Kamayani Express (Train No. 11071/11072) is a daily Express train run by Indian Railways between Mumbai Lokmanya Tilak Terminus and Ballia. It is the only train of Central Railways that runs from Mumbai to Ballia via Bhopal. Kamayani Express coaches are converted from ICF coach to new LHB coach.

On 4 August 2015, this train was involved in this Harda twin train derailment in Madhya Pradesh.

== Service and schedule ==
The train starts daily from Mumbai Lokmanya Tilak terminus station and from Ballia, covering the total distance of 1786 km in approximately 29 hours 40 minutes.

== Route and stations ==
This train passes through 47 intermediate stations including , Nashik Road, , Raver, ,Bina Junction and Prayagraj Junction.

== Coach and rake ==
Kamayani Express has no rake-sharing arrangement with any other trains. Earlier they run by WCAM-3, The train is pulled by WAP-7 and WAP-4 from Mumbai Lokmanya Tilak Terminus to Banaras and vice versa. The train has 11 sleeper, 4 Third AC,1 Second AC,1 First AC conditioned and 2 general class coaches.

== Accident ==
On 4 August 2015, the Kamayani Express and the Rajendra Nagar–Lokmanya Tilak Terminus Janta Express overturn at the same spot in Madhya Pradesh. The accident happened around midnight at bridge number 648/1 on the Machan River, where the water level was high because of heavy rainfall. As per the officer, six coaches of the Kamayani Express and three coaches along with the engine of the Janata Express were derailed. After cutting off the derailed coaches, the Kamayani Express was taken to the nearest station, Bhirangi railway station.
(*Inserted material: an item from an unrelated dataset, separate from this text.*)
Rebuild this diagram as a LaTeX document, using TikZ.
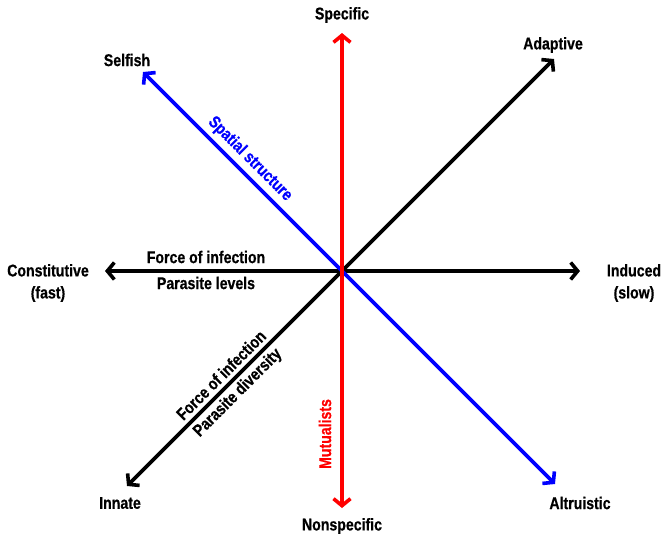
\documentclass[tikz,border=0pt]{standalone}
\usepackage{fontspec}
\setmainfont{Liberation Sans}[FakeStretch=0.83, BoldFeatures={FakeBold=0.6}]
\usetikzlibrary{arrows.meta}
\begin{document}
\begin{tikzpicture}[x=1pt,y=-1pt,
  lbl/.style={font=\fontsize{17}{22}\selectfont\bfseries, inner sep=0pt, align=center},
  axis/.style={line width=3.6pt, {Straight Barb[length=7pt,width=17pt]}-{Straight Barb[length=7pt,width=17pt]}},
]
\definecolor{axred}{RGB}{255,0,0}
\definecolor{axblue}{RGB}{0,0,255}
\useasboundingbox (0,0) rectangle (662,539);
\fill[white] (0,0) rectangle (662,539);
% arrow ends
\coordinate (o) at (342,271);
\coordinate (rt) at (342,33);
\coordinate (rb) at (342,508);
\coordinate (hl) at (105,271);
\coordinate (hr) at (580,271);
\coordinate (dl) at (127,486);
\coordinate (dr) at (554,59);
\coordinate (bl) at (143,72);
\coordinate (br) at (555,484);
% axes
\draw[axis] (hl) -- (hr);
\draw[axis] (dl) -- (dr);
\draw[axis, axblue] (bl) -- (br);
\draw[axis, axred] (rt) -- (rb);
% end labels
\node[lbl] (spec) at (342,15) {Specific};
\node[lbl] (nonspec) at (342,526) {Nonspecific};
\node[lbl] (selfish) at (127,60) {Selfish};
\node[lbl] (adapt) at (553,45) {Adaptive};
\node[lbl] (const) at (48,283) {Constitutive\\(fast)};
\node[lbl] (induced) at (634,283) {Induced\\(slow)};
\node[lbl] (innate) at (120,503) {Innate};
\node[lbl] (altru) at (580,503) {Altruistic};
% axis labels
\node[lbl, axblue, rotate=-45] (spatial) at (250,159) {Spatial structure};
\node[lbl] (foih) at (206,257) {Force of infection};
\node[lbl] (pl) at (206,283) {Parasite levels};
\node[lbl, rotate=45] (foid) at (221,375) {Force of infection};
\node[lbl, rotate=45] (pd) at (238,393) {Parasite diversity};
\node[lbl, axred, rotate=90] (mut) at (325,434) {Mutualists};
\end{tikzpicture}
\end{document}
More than 300 Kamayani Express passengers were rescued after the accident, but approximately 25 people died and more than 50 were injured.

The Prime Minister Narendra Modi and Railway PRO announced that the deceased families would receive around ₹2 lakh as ex gratia, and those who were injured badly would receive around ₹50000 from the Central Government. Victims with minor injuries would also get ₹25000.